WHAT IS AGENTIC COMMERCE AND HOW IS AI CHANGING THE NATURE OF RETAIL & ONLINE SHOPPING?

WHAT IS AGENTIC COMMERCE AND HOW IS AI CHANGING THE NATURE OF RETAIL & ONLINE SHOPPING?

Agentic commerce is an emerging model of digital commerce in which autonomous or semi-autonomous software agents act on behalf of users to discover, evaluate, negotiate, and complete purchases. Instead of people manually browsing websites, comparing prices, and checking out, intelligent agents perform these tasks according to user-defined goals, preferences, and constraints. The concept builds on advances in artificial intelligence, machine learning, and automation.

At its core, agentic commerce shifts commerce from user-driven interactions to goal-driven execution. A user might instruct an agent to “find the best-value laptop for school under a specific budget” or “reorder groceries every month while minimizing cost and delivery time.” The agent then independently searches across platforms, compares options, applies rules, and completes transactions, often without further human input.

Agentic commerce differs from traditional e-commerce and basic recommendation systems.
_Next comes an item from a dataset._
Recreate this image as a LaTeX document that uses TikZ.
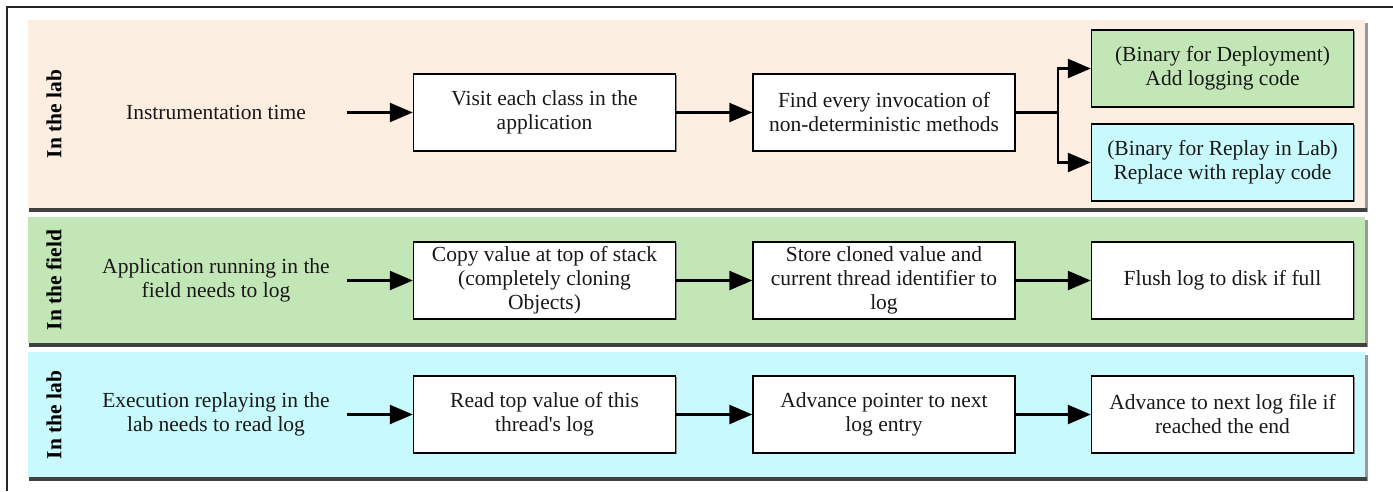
\documentclass[tikz,border=0pt]{standalone}
\usepackage{fontspec}
\setmainfont{Liberation Serif}
\usetikzlibrary{arrows.meta,shadows}
\definecolor{peach}{HTML}{FDEEE2}
\definecolor{fieldgreen}{HTML}{C3E6B7}
\definecolor{labcyan}{HTML}{C8FAFD}
\begin{document}
\begin{tikzpicture}[x=1pt,y=-1pt,
  box/.style={draw=black, line width=1.4pt, minimum width=262pt, minimum height=77pt,
    inner sep=0pt, align=center, text=black!90, font=\fontsize{21.5}{24}\selectfont,
    general shadow={fill=black!45, shadow xshift=1.2pt, shadow yshift=-1.2pt}},
  wbox/.style={box, fill=white},
  lbl/.style={align=center, text=black!90, font=\fontsize{21.5}{24}\selectfont},
  lane/.style={rotate=90, font=\fontsize{21.5}{24}\selectfont\bfseries},
  conn/.style={line width=2.4pt, -{Triangle[length=23pt,width=19pt]}},
  plain/.style={line width=2.4pt}]
\useasboundingbox (0,0) rectangle (1393,491);
\fill[white] (0,0) rectangle (1393,491);
% outer frame
\draw[line width=1.5pt, black!85] (7,491) -- (7,7) -- (1393,7);
% band shadows and fills
\foreach \ya/\yb/\col in {20/207.5/peach, 217/343/fieldgreen, 352/476.5/labcyan}{
  \fill[black!40] (31,\ya+3) rectangle (1368,\yb+4);
  \fill[black!75] (29,\yb) rectangle (1367,\yb+4);
  \fill[\col] (28,\ya) rectangle (1365,\yb);
}
% lane labels
\node[lane] (l1) at (54,114) {In the lab};
\node[lane] (l2) at (54,280) {In the field};
\node[lane] (l3) at (54,415) {In the lab};
% row 1
\node[lbl] (t1) at (216,112.5) {Instrumentation time};
\coordinate (s1) at (347,112.5);
\node[wbox] (a1) at (544.5,112.5) {Visit each class in the\\application};
\node[wbox] (b1) at (884,112.5) {Find every invocation of\\non-deterministic methods};
\node[box, fill=fieldgreen] (c1) at (1222.5,68.5) {(Binary for Deployment)\\Add logging code};
\node[box, fill=labcyan] (d1) at (1222.5,162.5) {(Binary for Replay in Lab)\\Replace with replay code};
\coordinate (j1) at (1058,112.5);
\draw[conn] (s1) -- (a1);
\draw[conn] (a1) -- (b1);
\draw[plain] (b1.east) -- (j1);
\draw[conn] (j1) |- (c1.west);
\draw[conn] (j1) |- (d1.west);
% row 2
\node[lbl] (t2) at (216,280.5) {Application running in the\\field needs to log};
\coordinate (s2) at (347,280.5);
\node[wbox] (a2) at (544.5,280.5) {Copy value at top of stack\\(completely cloning\\Objects)};
\node[wbox] (b2) at (884,280.5) {Store cloned value and\\current thread identifier to\\log};
\node[wbox] (c2) at (1222.5,280.5) {Flush log to disk if full};
\draw[conn] (s2) -- (a2);
\draw[conn] (a2) -- (b2);
\draw[conn] (b2) -- (c2);
% row 3
\node[lbl] (t3) at (216,414.5) {Execution replaying in the\\lab needs to read log};
\coordinate (s3) at (347,414.5);
\node[wbox] (a3) at (544.5,414.5) {Read top value of this\\thread\textquotesingle s log};
\node[wbox] (b3) at (884,414.5) {Advance pointer to next\\log entry};
\node[wbox] (c3) at (1222.5,414.5) {Advance to next log file if\\reached the end};
\draw[conn] (s3) -- (a3);
\draw[conn] (a3) -- (b3);
\draw[conn] (b3) -- (c3);
\end{tikzpicture}
\end{document}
Traditional e-commerce requires active decision-making at every step, while recommendation engines simply suggest products. In contrast, agentic systems are empowered to take action. They can adapt in real time, learn from past behavior, and make trade-offs—such as balancing price, quality, brand preference, and delivery speed—based on the user’s priorities.
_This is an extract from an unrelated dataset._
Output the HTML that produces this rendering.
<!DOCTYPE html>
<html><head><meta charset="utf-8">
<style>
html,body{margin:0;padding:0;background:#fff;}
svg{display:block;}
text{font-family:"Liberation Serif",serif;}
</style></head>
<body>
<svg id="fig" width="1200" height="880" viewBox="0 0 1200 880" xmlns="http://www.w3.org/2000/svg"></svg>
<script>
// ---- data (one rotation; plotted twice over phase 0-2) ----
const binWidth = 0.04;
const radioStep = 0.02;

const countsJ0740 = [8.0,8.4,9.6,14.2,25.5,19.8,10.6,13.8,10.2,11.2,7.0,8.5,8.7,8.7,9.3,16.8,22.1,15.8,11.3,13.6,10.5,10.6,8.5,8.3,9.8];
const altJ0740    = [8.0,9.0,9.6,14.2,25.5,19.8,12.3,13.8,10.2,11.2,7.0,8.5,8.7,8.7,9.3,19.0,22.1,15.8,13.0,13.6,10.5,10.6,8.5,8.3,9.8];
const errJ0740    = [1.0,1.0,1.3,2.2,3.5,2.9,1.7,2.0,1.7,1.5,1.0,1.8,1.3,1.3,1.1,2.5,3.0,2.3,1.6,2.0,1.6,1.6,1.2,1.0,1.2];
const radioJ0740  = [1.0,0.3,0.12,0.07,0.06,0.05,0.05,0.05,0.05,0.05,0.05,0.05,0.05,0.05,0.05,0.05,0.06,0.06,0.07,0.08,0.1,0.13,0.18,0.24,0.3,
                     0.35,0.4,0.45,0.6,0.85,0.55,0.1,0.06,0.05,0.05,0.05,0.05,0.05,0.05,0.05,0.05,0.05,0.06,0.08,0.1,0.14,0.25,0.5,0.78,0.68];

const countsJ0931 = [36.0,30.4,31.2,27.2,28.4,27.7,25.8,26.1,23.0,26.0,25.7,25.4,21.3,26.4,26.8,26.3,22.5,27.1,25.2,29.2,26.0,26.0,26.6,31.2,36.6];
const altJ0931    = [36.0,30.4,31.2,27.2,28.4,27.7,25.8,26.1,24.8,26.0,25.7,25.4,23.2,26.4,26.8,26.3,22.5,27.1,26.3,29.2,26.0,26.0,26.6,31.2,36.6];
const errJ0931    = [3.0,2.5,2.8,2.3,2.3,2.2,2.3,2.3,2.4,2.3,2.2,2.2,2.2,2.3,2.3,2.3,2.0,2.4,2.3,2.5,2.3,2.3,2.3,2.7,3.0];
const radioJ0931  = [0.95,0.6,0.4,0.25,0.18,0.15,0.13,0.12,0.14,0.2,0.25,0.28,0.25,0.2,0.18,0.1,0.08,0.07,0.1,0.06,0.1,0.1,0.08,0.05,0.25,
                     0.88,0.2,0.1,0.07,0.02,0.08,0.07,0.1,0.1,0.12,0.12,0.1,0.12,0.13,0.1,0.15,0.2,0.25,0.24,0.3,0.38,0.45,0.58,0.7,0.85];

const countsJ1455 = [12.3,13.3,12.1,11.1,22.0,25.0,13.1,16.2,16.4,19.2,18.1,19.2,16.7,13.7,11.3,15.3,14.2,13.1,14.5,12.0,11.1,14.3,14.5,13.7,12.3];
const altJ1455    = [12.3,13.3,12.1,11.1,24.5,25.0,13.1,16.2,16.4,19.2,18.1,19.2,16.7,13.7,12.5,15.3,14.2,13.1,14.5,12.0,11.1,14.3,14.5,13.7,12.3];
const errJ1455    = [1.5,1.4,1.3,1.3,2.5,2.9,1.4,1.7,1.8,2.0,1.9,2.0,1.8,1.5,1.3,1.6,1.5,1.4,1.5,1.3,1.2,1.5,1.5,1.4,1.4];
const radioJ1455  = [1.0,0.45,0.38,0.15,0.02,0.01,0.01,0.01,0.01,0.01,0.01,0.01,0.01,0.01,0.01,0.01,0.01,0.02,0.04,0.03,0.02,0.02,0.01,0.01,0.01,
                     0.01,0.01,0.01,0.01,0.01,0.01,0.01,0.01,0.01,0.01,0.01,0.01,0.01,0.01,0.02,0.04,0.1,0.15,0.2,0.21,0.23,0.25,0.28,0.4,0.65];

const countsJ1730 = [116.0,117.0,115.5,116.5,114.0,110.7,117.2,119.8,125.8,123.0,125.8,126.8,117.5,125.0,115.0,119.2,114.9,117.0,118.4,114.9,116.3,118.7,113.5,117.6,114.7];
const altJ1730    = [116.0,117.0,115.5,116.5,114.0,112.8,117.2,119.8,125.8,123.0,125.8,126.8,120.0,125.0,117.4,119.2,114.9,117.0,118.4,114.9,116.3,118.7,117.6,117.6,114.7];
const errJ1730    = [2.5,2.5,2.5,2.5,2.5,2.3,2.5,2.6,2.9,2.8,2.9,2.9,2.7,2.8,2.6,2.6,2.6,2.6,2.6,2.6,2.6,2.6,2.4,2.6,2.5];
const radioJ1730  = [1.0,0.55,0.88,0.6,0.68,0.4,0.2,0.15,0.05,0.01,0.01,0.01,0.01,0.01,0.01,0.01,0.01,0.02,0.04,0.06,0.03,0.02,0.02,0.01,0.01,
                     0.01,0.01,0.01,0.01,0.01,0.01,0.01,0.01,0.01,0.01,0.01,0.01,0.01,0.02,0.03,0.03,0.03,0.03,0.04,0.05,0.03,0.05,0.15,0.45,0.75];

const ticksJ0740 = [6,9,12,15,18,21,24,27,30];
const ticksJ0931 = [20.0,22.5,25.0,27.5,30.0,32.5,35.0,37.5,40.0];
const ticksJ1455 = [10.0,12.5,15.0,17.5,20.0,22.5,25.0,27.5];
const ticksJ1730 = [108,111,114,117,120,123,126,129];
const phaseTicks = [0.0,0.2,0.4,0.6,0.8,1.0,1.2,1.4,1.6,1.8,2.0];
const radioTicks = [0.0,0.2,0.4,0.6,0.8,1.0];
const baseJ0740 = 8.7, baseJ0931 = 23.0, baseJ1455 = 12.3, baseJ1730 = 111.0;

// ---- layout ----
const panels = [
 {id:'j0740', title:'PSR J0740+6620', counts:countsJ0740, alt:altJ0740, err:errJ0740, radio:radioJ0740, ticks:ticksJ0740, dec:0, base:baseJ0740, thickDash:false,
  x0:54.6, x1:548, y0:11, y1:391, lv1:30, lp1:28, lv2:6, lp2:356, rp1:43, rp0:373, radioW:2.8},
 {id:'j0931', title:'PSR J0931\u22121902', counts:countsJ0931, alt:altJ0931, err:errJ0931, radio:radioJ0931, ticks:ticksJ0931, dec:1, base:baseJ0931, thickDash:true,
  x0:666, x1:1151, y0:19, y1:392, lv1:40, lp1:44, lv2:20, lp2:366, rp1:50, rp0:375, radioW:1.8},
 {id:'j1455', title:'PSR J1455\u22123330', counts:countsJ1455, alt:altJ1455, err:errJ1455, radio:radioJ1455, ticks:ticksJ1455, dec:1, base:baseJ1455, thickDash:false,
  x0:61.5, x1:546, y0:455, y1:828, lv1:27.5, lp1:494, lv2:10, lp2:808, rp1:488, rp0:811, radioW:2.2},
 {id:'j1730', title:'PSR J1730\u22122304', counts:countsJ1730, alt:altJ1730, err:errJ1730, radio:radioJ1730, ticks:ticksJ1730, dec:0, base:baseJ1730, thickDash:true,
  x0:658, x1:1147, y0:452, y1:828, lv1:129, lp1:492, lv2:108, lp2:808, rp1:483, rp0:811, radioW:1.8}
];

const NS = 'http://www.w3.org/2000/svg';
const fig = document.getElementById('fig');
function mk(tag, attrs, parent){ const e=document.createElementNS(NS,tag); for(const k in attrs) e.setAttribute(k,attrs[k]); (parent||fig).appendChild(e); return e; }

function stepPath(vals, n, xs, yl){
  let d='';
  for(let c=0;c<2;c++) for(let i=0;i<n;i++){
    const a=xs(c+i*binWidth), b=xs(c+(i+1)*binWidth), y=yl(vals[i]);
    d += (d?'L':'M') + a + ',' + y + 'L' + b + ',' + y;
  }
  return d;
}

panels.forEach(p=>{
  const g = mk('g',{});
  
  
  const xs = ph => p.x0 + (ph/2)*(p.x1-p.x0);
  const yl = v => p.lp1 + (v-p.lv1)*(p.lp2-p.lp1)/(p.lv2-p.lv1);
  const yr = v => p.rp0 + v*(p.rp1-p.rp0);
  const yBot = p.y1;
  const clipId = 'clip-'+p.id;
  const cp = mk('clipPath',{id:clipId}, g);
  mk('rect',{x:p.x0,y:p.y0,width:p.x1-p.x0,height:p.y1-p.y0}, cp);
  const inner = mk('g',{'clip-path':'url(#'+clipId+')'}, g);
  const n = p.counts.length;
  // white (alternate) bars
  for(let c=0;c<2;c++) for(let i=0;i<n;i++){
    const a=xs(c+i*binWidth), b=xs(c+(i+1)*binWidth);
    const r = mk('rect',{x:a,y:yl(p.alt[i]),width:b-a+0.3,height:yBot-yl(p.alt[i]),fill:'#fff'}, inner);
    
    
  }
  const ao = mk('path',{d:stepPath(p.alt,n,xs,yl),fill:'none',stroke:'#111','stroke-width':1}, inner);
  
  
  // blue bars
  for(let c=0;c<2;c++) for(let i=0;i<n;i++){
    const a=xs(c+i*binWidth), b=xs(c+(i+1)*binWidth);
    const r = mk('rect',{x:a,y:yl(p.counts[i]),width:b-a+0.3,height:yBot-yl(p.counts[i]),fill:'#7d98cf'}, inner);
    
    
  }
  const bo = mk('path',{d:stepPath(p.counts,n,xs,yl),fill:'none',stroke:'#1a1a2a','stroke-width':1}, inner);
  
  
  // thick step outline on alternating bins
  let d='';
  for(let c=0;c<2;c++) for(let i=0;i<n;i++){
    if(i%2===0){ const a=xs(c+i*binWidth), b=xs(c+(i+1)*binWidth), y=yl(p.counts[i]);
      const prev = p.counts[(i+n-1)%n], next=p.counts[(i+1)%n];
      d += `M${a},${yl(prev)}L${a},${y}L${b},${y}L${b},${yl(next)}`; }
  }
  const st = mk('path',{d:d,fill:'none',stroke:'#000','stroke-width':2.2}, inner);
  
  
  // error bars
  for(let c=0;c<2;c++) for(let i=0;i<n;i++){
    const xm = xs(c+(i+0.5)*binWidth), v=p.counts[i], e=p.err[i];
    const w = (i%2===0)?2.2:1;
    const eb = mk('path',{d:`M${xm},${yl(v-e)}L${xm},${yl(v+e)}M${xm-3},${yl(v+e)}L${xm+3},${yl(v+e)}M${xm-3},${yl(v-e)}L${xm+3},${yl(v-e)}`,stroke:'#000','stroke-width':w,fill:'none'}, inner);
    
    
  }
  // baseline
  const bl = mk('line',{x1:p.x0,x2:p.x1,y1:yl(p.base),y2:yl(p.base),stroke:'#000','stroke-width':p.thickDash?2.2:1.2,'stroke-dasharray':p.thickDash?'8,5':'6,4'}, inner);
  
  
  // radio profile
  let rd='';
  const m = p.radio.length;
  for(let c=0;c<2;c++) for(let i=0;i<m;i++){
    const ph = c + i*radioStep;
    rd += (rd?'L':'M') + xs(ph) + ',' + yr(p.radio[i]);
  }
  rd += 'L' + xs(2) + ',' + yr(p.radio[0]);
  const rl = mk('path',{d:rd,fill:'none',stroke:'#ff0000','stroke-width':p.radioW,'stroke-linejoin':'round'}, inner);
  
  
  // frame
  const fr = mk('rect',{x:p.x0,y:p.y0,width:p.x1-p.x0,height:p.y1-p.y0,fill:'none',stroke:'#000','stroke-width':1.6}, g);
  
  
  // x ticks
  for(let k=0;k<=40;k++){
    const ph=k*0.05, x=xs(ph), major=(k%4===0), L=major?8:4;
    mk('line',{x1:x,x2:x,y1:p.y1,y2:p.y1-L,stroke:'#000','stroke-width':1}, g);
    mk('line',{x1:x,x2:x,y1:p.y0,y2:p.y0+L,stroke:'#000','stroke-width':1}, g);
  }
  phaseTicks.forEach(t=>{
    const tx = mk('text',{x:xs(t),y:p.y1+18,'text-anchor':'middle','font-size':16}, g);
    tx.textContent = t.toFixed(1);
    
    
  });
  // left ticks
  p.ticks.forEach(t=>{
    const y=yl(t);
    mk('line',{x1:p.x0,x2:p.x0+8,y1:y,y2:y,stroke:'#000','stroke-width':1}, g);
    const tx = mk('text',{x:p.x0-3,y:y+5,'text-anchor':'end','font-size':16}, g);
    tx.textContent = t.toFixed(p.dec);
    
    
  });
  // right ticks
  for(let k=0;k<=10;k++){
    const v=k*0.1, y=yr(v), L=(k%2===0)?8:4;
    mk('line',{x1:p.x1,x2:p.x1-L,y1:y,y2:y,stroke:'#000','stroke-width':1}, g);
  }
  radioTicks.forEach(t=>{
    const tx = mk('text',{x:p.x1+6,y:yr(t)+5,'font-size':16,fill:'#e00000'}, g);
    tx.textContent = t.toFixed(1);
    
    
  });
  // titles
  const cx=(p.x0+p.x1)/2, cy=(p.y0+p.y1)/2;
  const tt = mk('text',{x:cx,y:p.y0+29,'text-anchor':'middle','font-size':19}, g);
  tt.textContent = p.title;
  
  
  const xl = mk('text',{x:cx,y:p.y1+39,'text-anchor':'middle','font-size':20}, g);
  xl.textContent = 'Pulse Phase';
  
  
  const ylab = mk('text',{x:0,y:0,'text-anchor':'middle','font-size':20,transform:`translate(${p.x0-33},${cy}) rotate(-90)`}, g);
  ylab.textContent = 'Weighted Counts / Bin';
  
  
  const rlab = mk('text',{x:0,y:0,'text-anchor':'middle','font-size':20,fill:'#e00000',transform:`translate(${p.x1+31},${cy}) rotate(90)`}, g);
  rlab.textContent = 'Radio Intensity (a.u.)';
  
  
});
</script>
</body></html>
This model relies on several key components. Autonomous decision-making allows agents to evaluate multiple options and choose the most suitable one. Interoperability enables agents to operate across different platforms, marketplaces, and payment systems. Trust and authorization mechanisms ensure that agents act securely and only within approved limits. Transparency is also critical so users can understand, audit, or override agent decisions.

Agentic commerce has wide-ranging applications. Consumers benefit from reduced effort, better price optimization, and time savings. Businesses can use agents to automate procurement, manage subscriptions, or optimize supply chains. In business-to-business environments, agentic commerce can streamline negotiations, inventory replenishment, and contract execution.
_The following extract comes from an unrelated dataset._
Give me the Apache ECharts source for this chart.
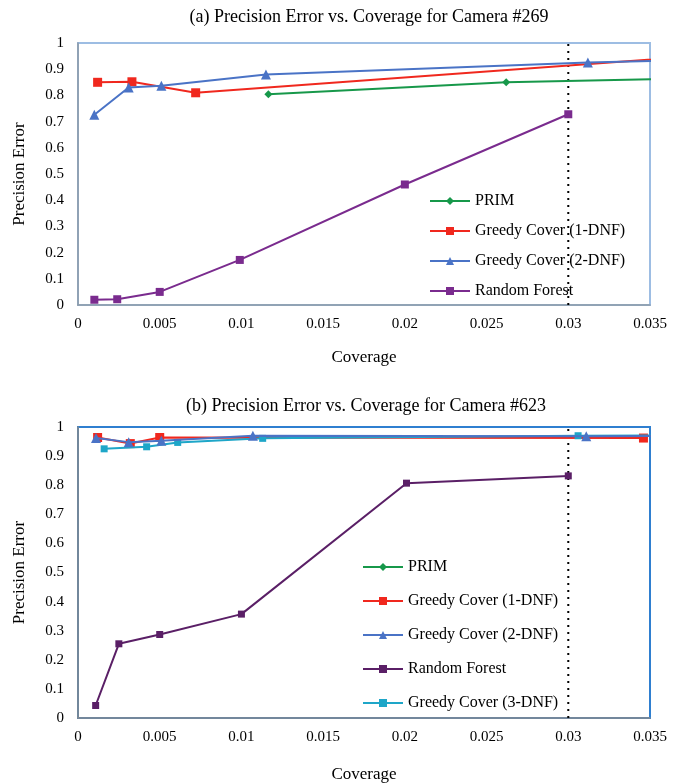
<!DOCTYPE html>
<html><head><meta charset="utf-8">
<script src="https://cdn.jsdelivr.net/npm/echarts@6/dist/echarts.min.js"></script>
<style>html,body{margin:0;padding:0;background:#fff}#c{width:682px;height:784px}</style>
</head><body><div id="c"></div>
<script>
// ---- data: chart (a) Camera #269 ----
var a_prim = [[0.01165, 0.804], [0.0262, 0.85], [0.038, 0.865]];
var a_greedy1 = [[0.0012, 0.85], [0.0033, 0.852], [0.0072, 0.81], [0.038, 0.95]];
var a_greedy2 = [[0.0010, 0.726], [0.0031, 0.83], [0.0051, 0.837], [0.0115, 0.88], [0.0312, 0.926], [0.038, 0.935]];
var a_rf = [[0.0010, 0.02], [0.0024, 0.022], [0.0050, 0.05], [0.0099, 0.172], [0.0200, 0.46], [0.0300, 0.728]];
// ---- data: chart (b) Camera #623 ----
var b_prim = [];
var b_greedy1 = [[0.0012, 0.964], [0.0032, 0.943], [0.0050, 0.964], [0.0346, 0.962]];
var b_greedy2 = [[0.0011, 0.962], [0.0031, 0.948], [0.0051, 0.953], [0.0107, 0.970], [0.0311, 0.968], [0.038, 0.97]];
var b_rf = [[0.00108, 0.043], [0.0025, 0.255], [0.0050, 0.287], [0.0100, 0.357], [0.0201, 0.807], [0.0300, 0.832]];
var b_greedy3 = [[0.0016, 0.925], [0.0042, 0.932], [0.0061, 0.947], [0.0113, 0.961], [0.0306, 0.970], [0.038, 0.972]];
var cutoff = [[0.03, 0], [0.03, 1]];
var names = ['PRIM', 'Greedy Cover (1-DNF)', 'Greedy Cover (2-DNF)', 'Random Forest', 'Greedy Cover (3-DNF)'];
var titleA = '(a) Precision Error vs. Coverage for Camera #269';
var titleB = '(b) Precision Error vs. Coverage for Camera #623';

var FONT = '"Liberation Serif", "DejaVu Serif", serif';
var C = {prim:'#17984a', g1:'#f0281e', g2:'#4a73c6', rfA:'#7a2b8e', rfB:'#5a1f66', g3:'#1ea6c8'};

function xAxis(gi, axisColor, gap){
  return {type:'value', gridIndex:gi, min:0, max:0.035, interval:0.005,
    name:'Coverage', nameLocation:'middle', nameGap:gap,
    nameTextStyle:{fontFamily:FONT, fontSize:17, color:'#000'},
    axisLine:{show:true, lineStyle:{color:axisColor, width:1.5}}, axisTick:{show:false},
    splitLine:{show:false},
    axisLabel:{fontFamily:FONT, fontSize:15, color:'#000', margin:12,
      formatter:function(v){return String(parseFloat(v.toFixed(3)));}}};
}
function yAxis(gi, axisColor){
  return {type:'value', gridIndex:gi, min:0, max:1, interval:0.1,
    name:'Precision Error', nameLocation:'middle', nameGap:50,
    nameTextStyle:{fontFamily:FONT, fontSize:17, color:'#000'},
    axisLine:{show:true, lineStyle:{color:axisColor, width:1.5}}, axisTick:{show:false},
    splitLine:{show:false},
    axisLabel:{fontFamily:FONT, fontSize:15, color:'#000', margin:14,
      formatter:function(v){return String(parseFloat(v.toFixed(1)));}}};
}
function ser(name, data, gi, color, symbol, size, z){
  return {type:'line', name:name, data:data, xAxisIndex:gi, yAxisIndex:gi,
    symbol:symbol, symbolSize:size, showAllSymbol:true, clip:true, z:z||2,
    lineStyle:{color:color, width:2}, itemStyle:{color:color}, emphasis:{disabled:true}};
}
function cut(gi){
  return {type:'line', data:cutoff, xAxisIndex:gi, yAxisIndex:gi, symbol:'none', z:1,
    lineStyle:{color:'#000', width:2, type:[2,5]}, silent:true};
}

var legendText = {fontFamily:FONT, fontSize:16, color:'#000'};
var option = {
  animation:false,
  backgroundColor:'#fff',
  title:[
    {text:titleA, left:364, top:3, textAlign:'center', textStyle:{fontFamily:FONT, fontSize:18, fontWeight:'normal', color:'#000'}},
    {text:titleB, left:361, top:392, textAlign:'center', textStyle:{fontFamily:FONT, fontSize:18, fontWeight:'normal', color:'#000'}}
  ],
  grid:[
    {left:78, top:43, width:572, height:262, show:true, borderColor:'#9dbde3', borderWidth:2, backgroundColor:'transparent'},
    {left:78, top:427, width:572, height:295, show:true, borderColor:'#2f7fd0', borderWidth:2, backgroundColor:'transparent'}
  ],
  xAxis:[xAxis(0,'#8d9aa6',44), xAxis(1,'#8a8a8a',48)],
  yAxis:[yAxis(0,'#8d9aa6'), yAxis(1,'#8a8a8a')],
  legend:[
    {left:424, top:188, orient:'vertical', itemGap:14, itemWidth:40, itemHeight:10,
     textStyle:legendText, data:names.slice(0,4)},
    {left:357, top:554, orient:'vertical', itemGap:18, itemWidth:40, itemHeight:10,
     textStyle:legendText, data:names.map(function(n){ return {name:n+' '}; })}
  ],
  series:[
    cut(0),
    ser(names[0], a_prim, 0, C.prim, 'diamond', 8, 3),
    ser(names[1], a_greedy1, 0, C.g1, 'rect', 9, 4),
    ser(names[2], a_greedy2, 0, C.g2, 'triangle', 10, 5),
    ser(names[3], a_rf, 0, C.rfA, 'rect', 8, 6),
    cut(1),
    ser(names[0]+' ', b_prim, 1, C.prim, 'diamond', 8, 3),
    ser(names[1]+' ', b_greedy1, 1, C.g1, 'rect', 9, 4),
    ser(names[4]+' ', b_greedy3, 1, C.g3, 'rect', 7, 5),
    ser(names[2]+' ', b_greedy2, 1, C.g2, 'triangle', 10, 6),
    ser(names[3]+' ', b_rf, 1, C.rfB, 'rect', 7, 7)
  ]
};
var chart = echarts.init(document.getElementById('c'), null, {renderer:'canvas'});
chart.setOption(option);
</script></body></html>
However, challenges remain. Issues such as data privacy, accountability for agent decisions, bias in algorithms, and regulatory oversight must be carefully addressed. There is also the question of trust—users must feel confident that agents truly represent their interests.

Agentic commerce represents a shift toward more intelligent, automated, and personalized economic activity, where software agents become active participants in the marketplace rather than passive tools.